Among the entries below, which lines run from the line with "Write the matplotlib code for this chart." through the line with "plt.rcParams['mathtext.default'] = 'regular'"? Retype those, both ends included, exactly and without pictures.

Data supplied ▸
◇ ◇ ◇ ◇ ◇

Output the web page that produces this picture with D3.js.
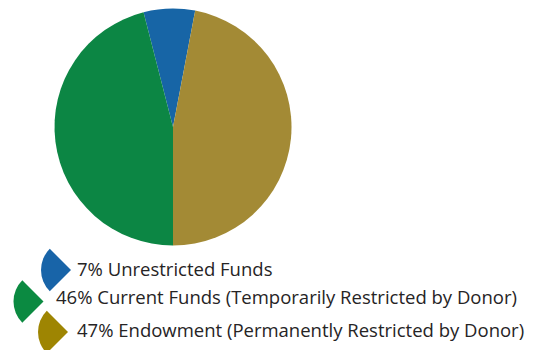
<!DOCTYPE html>
<html>
<head>
<meta charset="utf-8">
<script src="https://cdn.jsdelivr.net/npm/d3@7"></script>
<style>
  html, body { margin: 0; padding: 0; background: #fff; }
  svg { display: block; }
  .legend text { font-family: "Open Sans", "Noto Sans", sans-serif; fill: #262425; }
</style>
</head>
<body>
<svg id="chart" width="540" height="350"></svg>
<script>
// Fund categories, share of total (%), and colours
const categories = [
  "Unrestricted Funds",
  "Current Funds (Temporarily Restricted by Donor)",
  "Endowment (Permanently Restricted by Donor)"
];
const shares = [7, 46, 47];
const sliceColors = ["#1765a6", "#0c8644", "#a38a35"];
const swatchColors = ["#1864a8", "#0b8a41", "#9e8502"];

const svg = d3.select("#chart");

// ---- pie ----
const cx = 173, cy = 127, R = 118.5;
const total = d3.sum(shares);
// Slices run counter-clockwise; the Current/Endowment boundary sits straight down.
const start = -Math.PI + 2 * Math.PI * (shares[0] + shares[1]) / total;
const pie = d3.pie().sort(null).value(d => d).startAngle(start).endAngle(start - 2 * Math.PI);
const arc = d3.arc().innerRadius(0).outerRadius(R);

svg.append("g")
  .attr("transform", `translate(${cx},${cy})`)
  .selectAll("path")
  .data(pie(shares))
  .join("path")
  .attr("d", arc)
  .attr("fill", (d, i) => sliceColors[i]);

// ---- legend: quarter-circle wedges pointing at their labels ----
const wedge = d3.arc().innerRadius(0).outerRadius(30)
  .startAngle(-3 * Math.PI / 4).endAngle(-Math.PI / 4);
const swatchPos = [[71, 270], [43.5, 301.5], [68, 332]];
const textPos = [[77, 276], [56, 303.5], [77, 337]];

const legend = svg.append("g").attr("class", "legend");
const items = legend.selectAll("g")
  .data(categories)
  .join("g");

items.append("path")
  .attr("d", wedge)
  .attr("transform", (d, i) => `translate(${swatchPos[i][0]},${swatchPos[i][1]})`)
  .attr("fill", (d, i) => swatchColors[i]);

items.append("text")
  .attr("x", (d, i) => textPos[i][0])
  .attr("y", (d, i) => textPos[i][1])
  .attr("font-size", 18.5)
  .text((d, i) => `${shares[i]}% ${d}`);
</script>
</body>
</html>
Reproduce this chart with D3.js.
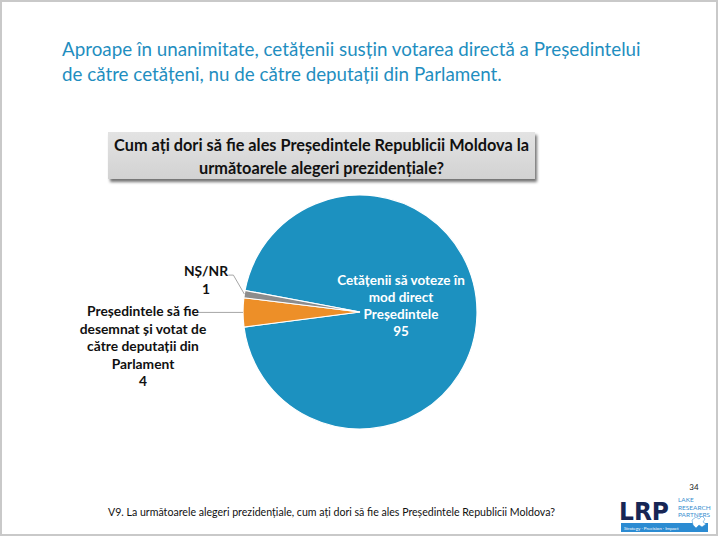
<!DOCTYPE html>
<html><head><meta charset="utf-8">
<script src="https://cdn.jsdelivr.net/npm/d3@7"></script>
<style>body{margin:0;background:#fff}svg{display:block}</style>
</head><body>
<script>
const titleLines = ["Aproape în unanimitate, cetățenii susțin votarea directă a Președintelui","de către cetățeni, nu de către deputații din Parlament."];
const questionLines = ["Cum ați dori să fie ales Președintele Republicii Moldova la","următoarele alegeri prezidențiale?"];
const categories = ["Cetățenii să voteze în mod direct Președintele","Președintele să fie desemnat și votat de către deputații din Parlament","NȘ/NR"];
const values = [95, 4, 1];
const colors = ["#1c91c0", "#ed8f28", "#8c8c8c"];
const labelLines = [["Cetățenii să voteze în","mod direct","Președintele"],["Președintele să fie","desemnat și votat de","către deputații din","Parlament"],["NȘ/NR"]];
const footnote = "V9. La următoarele alegeri prezidențiale, cum  ați dori să fie ales Președintele Republicii  Moldova?";
const pageNum = "34";

const W=720,H=540;
const svg=d3.select("body").append("svg").attr("width",W).attr("height",H);
const defs=svg.append("defs");
const f=defs.append("filter").attr("id","sh").attr("x","-5%").attr("y","-20%").attr("width","115%").attr("height","160%");
f.append("feDropShadow").attr("dx",2).attr("dy",3).attr("stdDeviation",1.5).attr("flood-color","#000").attr("flood-opacity",0.55);
const g=defs.append("linearGradient").attr("id","bx").attr("x1",0).attr("y1",0).attr("x2",0).attr("y2",1);
g.append("stop").attr("offset",0).attr("stop-color","#e3e3e3");
g.append("stop").attr("offset",1).attr("stop-color","#d2d2d2");

// slide frame
svg.append("rect").attr("x",1).attr("y",1).attr("width",716).attr("height",534).attr("fill","#fff").attr("stroke","#c9c9c9").attr("stroke-width",2);

const font="Lato, 'Open Sans', sans-serif";
svg.append("g").selectAll("text").data(titleLines).join("text")
  .attr("x",62).attr("y",(d,i)=>56+i*25).attr("font-family",font).attr("font-size",18.8)
  .attr("fill","#1f8ec0").text(d=>d);

// question box
svg.append("rect").attr("x",108).attr("y",132).attr("width",427).attr("height",47).attr("fill","url(#bx)").attr("filter","url(#sh)");
svg.append("g").selectAll("text").data(questionLines).join("text")
  .attr("x",321.5).attr("y",(d,i)=>151+i*23).attr("text-anchor","middle").attr("font-family",font)
  .attr("font-weight","bold").attr("font-size",16.3).attr("fill","#111").text(d=>d);

// pie
const cx=360, cy=312, r=117;
const start=-79.4*Math.PI/180;
const pie=d3.pie().sort(null).startAngle(start).endAngle(start+2*Math.PI);
const arcs=pie(values);
const arc=d3.arc().innerRadius(0).outerRadius(r);
const pg=svg.append("g").attr("transform",`translate(${cx},${cy})`);
pg.selectAll("path").data(arcs).join("path").attr("d",arc)
  .attr("fill",(d,i)=>colors[i]).attr("stroke","#fff").attr("stroke-width",1.2);

// blue label (inside)
const bl=pg.append("text").attr("font-family",font).attr("font-weight","bold").attr("font-size",13.5)
  .attr("fill","#fff").attr("text-anchor","middle");
labelLines[0].concat([String(values[0])]).forEach((t,i)=>bl.append("tspan").attr("x",41).attr("y",-27+i*17).text(t));

function edge(a, rr){return [Math.sin(a)*rr, -Math.cos(a)*rr];}
// orange leader
const oa=(arcs[1].startAngle+arcs[1].endAngle)/2;
const op=edge(oa,r);
pg.append("polyline").attr("points",[op,[op[0]-46,op[1]]].map(p=>p.join(",")).join(" "))
  .attr("fill","none").attr("stroke","#a6a6a6").attr("stroke-width",1);
const ol=svg.append("text").attr("font-family",font).attr("font-weight","bold").attr("font-size",13.8)
  .attr("fill","#111").attr("text-anchor","middle");
labelLines[1].concat([String(values[1])]).forEach((t,i)=>ol.append("tspan").attr("x",143).attr("y",316+i*17.5).text(t));

// gray leader
const ga=(arcs[2].startAngle+arcs[2].endAngle)/2;
const gp=edge(ga,r);
pg.append("polyline").attr("points",[gp,[gp[0]-11,gp[1]-19],[gp[0]-16,gp[1]-19]].map(p=>p.join(",")).join(" "))
  .attr("fill","none").attr("stroke","#a6a6a6").attr("stroke-width",1);
const gl=svg.append("text").attr("font-family",font).attr("font-weight","bold").attr("font-size",13.8)
  .attr("fill","#111").attr("text-anchor","middle");
labelLines[2].concat([String(values[2])]).forEach((t,i)=>gl.append("tspan").attr("x",206).attr("y",276+i*17.5).text(t));

// footnote
svg.append("text").attr("x",108).attr("y",516).attr("font-family",font).attr("font-size",10.6).attr("fill","#111").text(footnote);
svg.append("text").attr("x",694).attr("y",490).attr("font-family",font).attr("font-size",8).attr("fill","#222").attr("text-anchor","middle").text(pageNum);

// logo
const lg=svg.append("g");
lg.append("text").attr("x",619).attr("y",520).attr("font-family","'DejaVu Sans', sans-serif").attr("font-weight","bold").attr("font-size",25).attr("fill","#172655").attr("textLength",50).attr("lengthAdjust","spacingAndGlyphs").text("LRP");
["LAKE","RESEARCH","PARTNERS"].forEach((t,i)=>lg.append("text").attr("x",678).attr("y",502+i*7.5).attr("font-family",font).attr("font-size",6.5).attr("fill","#3a8fd0").text(t));
lg.append("rect").attr("x",621).attr("y",523).attr("width",87).attr("height",9).attr("fill","#2b8bd2");
lg.append("text").attr("x",624).attr("y",529.5).attr("font-family",font).attr("font-size",4.5).attr("fill","#fff").text("Strategy · Precision · Impact");
lg.append("path").attr("d","M692,520 l4,-3 l3,2 l3,-3 l3,3 l-2,3 l3,2 l-4,3 l-3,-2 l-3,3 l-3,-3 z").attr("fill","#fff").attr("stroke","#2b8bd2").attr("stroke-width",0.5);
</script>
</body></html>
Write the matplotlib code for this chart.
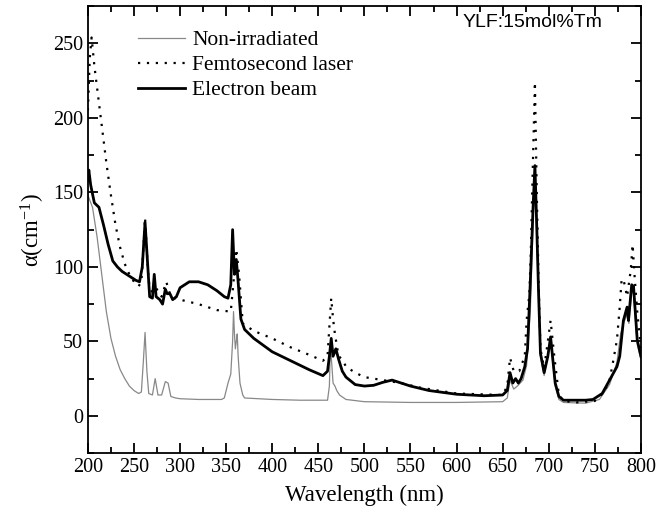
import numpy as np
import matplotlib.pyplot as plt
from matplotlib.ticker import MultipleLocator

plt.rcParams['mathtext.default'] = 'regular'

# Non-irradiated
wl_non = [200, 205, 210, 215, 220, 225, 230, 235, 240, 245, 250, 255, 258, 260, 262, 264, 266,
          270, 273, 276, 280, 284, 287, 290, 295, 300, 320, 345, 348, 352, 355, 357, 358, 359,
          360, 361, 362, 363, 365, 368, 370, 400, 430, 460, 462, 463, 464, 466, 468, 470, 473,
          480, 500, 550, 600, 650, 655, 658, 662, 666, 672, 676, 680, 683, 685, 687, 689, 691,
          695, 702, 707, 711, 716, 740, 755, 766, 774, 778, 781, 785, 787, 790, 792, 796, 800]
a_non = [148, 140, 120, 95, 70, 52, 40, 31, 25, 20, 17, 15, 16, 35, 56, 30, 15,
         14, 25, 14, 14, 23, 22, 13, 12, 11.5, 11, 11, 12, 22, 28, 50, 70, 55,
         45, 50, 55, 40, 22, 14, 12, 11, 10.5, 10.5, 20, 45, 40, 22, 20, 17, 14,
         11, 9.5, 9, 9, 9.5, 12, 24, 18, 20, 24, 34, 70, 130, 165, 120, 78, 40,
         27, 50, 20, 11, 9, 8.5, 11, 21, 36, 55, 62, 68, 62, 84, 82, 48, 38]

# Femtosecond laser
wl_fs = [200, 202, 204, 207, 210, 215, 220, 225, 230, 235, 240, 245, 250, 255, 258, 260, 262,
         264, 266, 270, 275, 280, 285, 290, 300, 320, 340, 355, 358, 361, 364, 368, 380, 400,
         420, 440, 455, 460, 462, 464, 466, 468, 472, 476, 480, 490, 500, 520, 540, 560, 600,
         650, 655, 658, 662, 668, 674, 676, 679, 680.5, 682, 685, 687, 689, 691, 695, 699, 702,
         706, 711, 716, 730, 750, 760, 766, 770, 774, 777, 779, 781, 785, 789, 791, 793, 796, 800]
a_fs = [205, 240, 254, 235, 220, 195, 170, 148, 128, 113, 102, 95, 90, 87, 90, 110, 133,
        110, 90, 82, 85, 80, 90, 80, 78, 75, 71, 70, 90, 112, 95, 62, 57, 52,
        46, 41, 37, 40, 60, 79, 65, 55, 40, 38, 33, 29, 26, 24, 22, 19, 15,
        14, 20, 39, 30, 30, 40, 64, 82, 109, 149, 224, 150, 90, 45, 32, 50, 64,
        40, 14, 10, 9, 10, 16, 24, 37, 51, 73, 91, 92, 80, 98, 115, 95, 70, 45]

# Electron beam
wl_eb = [200, 201, 203, 207, 212, 217, 222, 227, 232, 237, 242, 247, 252, 256, 259, 262, 265,
         267, 270, 272, 274, 278, 281, 284, 286, 289, 292, 296, 300, 305, 310, 320, 330, 340,
         348, 352, 355, 357, 359, 361, 363, 366, 370, 380, 400, 420, 440, 455, 460, 462, 464,
         466, 469, 472, 476, 480, 490, 500, 510, 520, 530, 540, 550, 570, 600, 630, 650, 655,
         658, 661, 664, 667, 670, 674, 677, 680, 683, 685, 687, 689, 691, 695, 699, 702, 707,
         711, 716, 740, 748, 758, 766, 774, 777, 781, 785, 786.5, 790, 792, 796, 800]
a_eb = [158, 165, 155, 143, 140, 128, 115, 104, 100, 97, 95, 93, 91, 90, 100, 130, 100,
        80, 79, 95, 80, 78, 75, 85, 82, 82, 78, 80, 86, 88, 90, 90, 88, 84,
        80, 79, 88, 125, 95, 105, 90, 65, 58, 52, 43, 37, 31, 27, 30, 40, 52,
        40, 45, 38, 30, 26, 21, 20, 20.5, 22.5, 24, 22, 20, 17, 14.5, 13.5, 14, 17,
        29, 22, 25, 22, 25, 33, 45, 90, 140, 168, 127, 82, 42, 29, 40, 53, 22,
        13, 10.5, 10.5, 11, 15, 24, 33, 40, 64, 73, 64, 88, 87, 51, 40]

fig = plt.figure(figsize=(6.56, 5.19), dpi=100)
ax = fig.add_axes([0.134, 0.127, 0.843, 0.861])

ax.plot(wl_non, a_non, color='#888888', lw=0.9, label='Non-irradiated')
ax.plot(wl_fs, a_fs, color='black', lw=1.6, linestyle=(0, (1, 3)), label='Femtosecond laser')
ax.plot(wl_eb, a_eb, color='black', lw=2.0, label='Electron beam')

ax.set_xlim(200, 800)
ax.set_ylim(-25, 275)
ax.xaxis.set_major_locator(MultipleLocator(50))
ax.xaxis.set_minor_locator(MultipleLocator(25))
ax.yaxis.set_major_locator(MultipleLocator(50))
ax.yaxis.set_minor_locator(MultipleLocator(25))
ax.tick_params(which='both', direction='in', top=True, right=True, width=1.3)
ax.tick_params(which='major', length=7, labelsize=14.5)
ax.tick_params(which='minor', length=4)
ax.tick_params(labeltop=False, labelright=False)
for lab in ax.get_xticklabels() + ax.get_yticklabels():
    lab.set_family('Liberation Serif')
for s in ax.spines.values():
    s.set_linewidth(1.3)

ax.set_xlabel('Wavelength (nm)', family='Liberation Serif', size=16.5, labelpad=6)
ax.set_ylabel('α(cm$^{-1}$)', family='Liberation Serif', size=16.5)

leg = ax.legend(loc='upper left', bbox_to_anchor=(0.075, 0.966), frameon=False,
                prop={'family': 'Liberation Serif', 'size': 15.5},
                handlelength=2.2, handletextpad=0.33, labelspacing=0.23,
                borderaxespad=0)

ax.text(0.93, 0.982, 'YLF:15mol%Tm', transform=ax.transAxes, ha='right', va='top',
        family='Liberation Sans', size=14)

fig.savefig('out.png', dpi=100)
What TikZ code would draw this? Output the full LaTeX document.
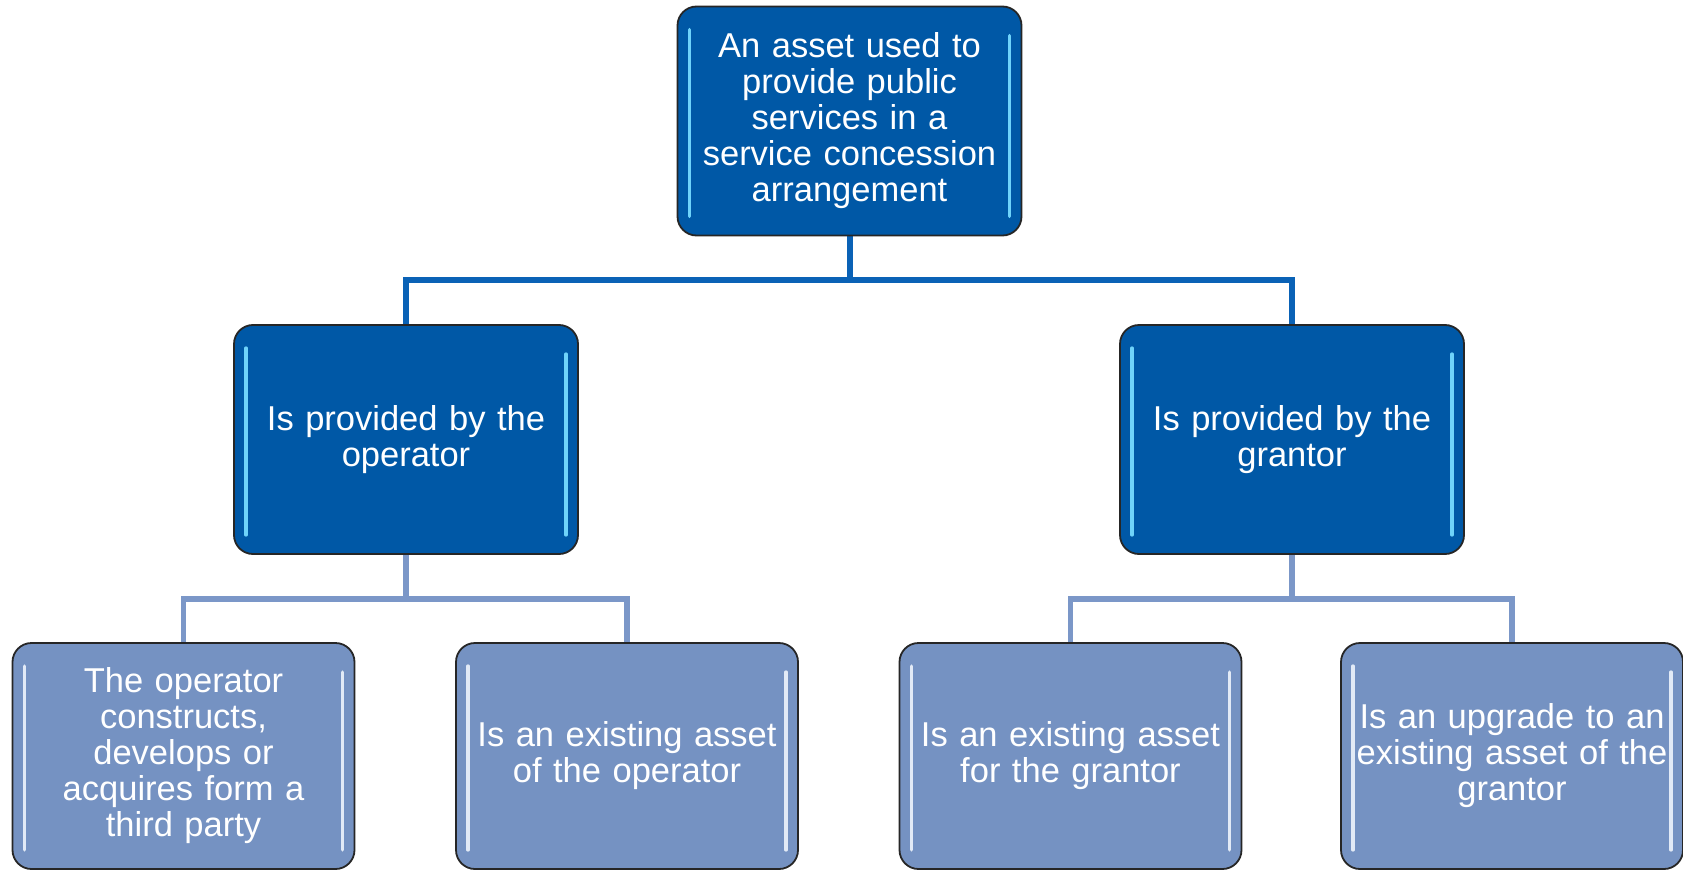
\documentclass[tikz,border=0pt]{standalone}
\usepackage{fontspec}
\setmainfont{Liberation Sans}
\usetikzlibrary{backgrounds}
\definecolor{darkfill}{HTML}{0058A6}
\definecolor{lightfill}{HTML}{7592C2}
\definecolor{darkline}{HTML}{0A62B6}
\definecolor{lightline}{HTML}{7B97C8}
\definecolor{darkglow}{HTML}{6FD3FA}
\definecolor{lightglow}{HTML}{E2EAF6}
\begin{document}
\begin{tikzpicture}[x=1pt,y=-1pt,
  box/.style={draw=black!85,line width=1.8pt,rounded corners=19pt,align=center,
    text=white,font=\fontsize{34.5}{36}\selectfont,inner sep=0pt},
  darkbox/.style={box,fill=darkfill,minimum width=344pt,minimum height=229pt,text width=300pt},
  lightbox/.style={box,fill=lightfill,minimum width=342pt,minimum height=226pt,text width=318pt},
  darkconn/.style={draw=darkline,line width=6pt},
  lightconn/.style={draw=lightline,line width=5.5pt},
  glow/.style={line width=3.5pt,line cap=round}
]
\useasboundingbox (0,0) rectangle (1683,872);

\node[darkbox] (top) at (849.5,121) {An asset used to\\provide public\\services in a\\service concession\\arrangement};
\node[darkbox] (ml) at (406,439.5) {Is provided by the\\operator};
\node[darkbox] (mr) at (1292,439.5) {Is provided by the\\grantor};
\node[lightbox] (b1) at (183.5,756) {The operator\\constructs,\\develops or\\acquires form a\\third party};
\node[lightbox] (b2) at (627,756) {Is an existing asset\\of the operator};
\node[lightbox] (b3) at (1070.5,756) {Is an existing asset\\for the grantor};
\node[lightbox] (b4) at (1512,756) {Is an upgrade to an\\existing asset of the\\grantor};

% glossy highlights
\foreach \n in {top,ml,mr}{
  \draw[glow,darkglow] ([shift={(13,24)}]\n.north west) -- ([shift={(13,-20)}]\n.south west);
  \draw[glow,darkglow] ([shift={(-13,30)}]\n.north east) -- ([shift={(-13,-20)}]\n.south east);
}
\foreach \n in {b1,b2,b3,b4}{
  \draw[glow,lightglow] ([shift={(13,24)}]\n.north west) -- ([shift={(13,-20)}]\n.south west);
  \draw[glow,lightglow] ([shift={(-13,30)}]\n.north east) -- ([shift={(-13,-20)}]\n.south east);
}

\coordinate (j1) at (849.5,280);
\coordinate (j2) at (406,599);
\coordinate (j3) at (1292,599);

\begin{scope}[on background layer]
\draw[darkconn] (top.south) -- (j1);
\draw[darkconn] (j1) -| (ml.north);
\draw[darkconn] (j1) -| (mr.north);

\draw[lightconn] (ml.south) -- (j2);
\draw[lightconn] (j2) -| (b1.north);
\draw[lightconn] (j2) -| (b2.north);

\draw[lightconn] (mr.south) -- (j3);
\draw[lightconn] (j3) -| (b3.north);
\draw[lightconn] (j3) -| (b4.north);
\end{scope}
\end{tikzpicture}
\end{document}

◇ ◇ ◇ ◇ ◇

Solution ▸
Write the matplotlib code for this chart.
import numpy as np
import matplotlib.pyplot as plt
from matplotlib.ticker import MultipleLocator

plt.rcParams['mathtext.default'] = 'regular'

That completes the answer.